The President was in Colorado yesterday to call attention to the gun issue at a time when political support for meaningful reforms seems to be ebbing (as an aside, it’s inexplicable to me why the NRA released their school safety report at the very moment they were close getting to winning, all it did was remind reasonable people how ridiculous they are). The President has signaled that he would take a weak bill over no bill, never a good sign. Unfortunately, this evolution of the debate isn’t surprising. What we’re seeing is a classic case of intensity of support for something, as distinct from overall levels of support for it, play out. (In the case of guns it’s why I think we need to fundamentally change gun politics in this country as a predicate for serious policy change. )
Consider this example on guns. In a recent Mayors Against Illegal Guns poll (pdf) 71 percent of NRA members said they thought that people on the terrorist watch list should be ineligible to buy firearms. This was hailed as evidence of how room for compromise was at hand. But that’s exactly the wrong way to read a number like that. The real story is that 29 precent of NRA member didn’t think people on those lists should be banned from buying firearms. Inside the organization what group do you think is more active and holds more leverage? At town hall meetings other political events, which group of respondents do you think is more likely to show up and talk to elected officials?

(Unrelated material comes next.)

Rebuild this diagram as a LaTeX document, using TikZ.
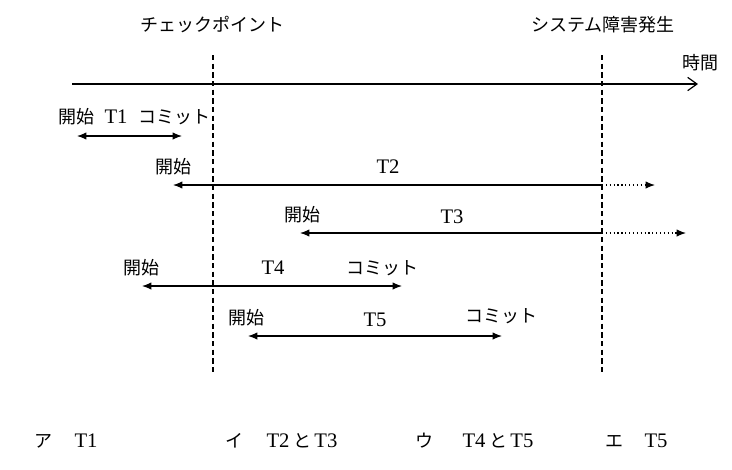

This isn’t just about guns. There are clear parallels in education where polls constantly show high levels of support for various issues but those preferences are translated into public policy much less frequently. Why? Again, highly motivated factions can trump the will of larger but broader swaths of less motivated people. It’s an old story in American politics and, depending where you are on a particular issue, a hazard or benefit of a democracy such as ours.
But understanding support versus enthusiasm is key to understanding why, for instance, the positions of many teachers reflected in opinion surveys diverge from the positions of the teachers unions. It’s likewise key to understanding both organizational behavior in membership organizations and also why many local elections play out the way they do.
As a basic rule in American politics when it comes down to broad and diffuse support versus enthusiastic and motivated opposition, bet on the latter almost every time.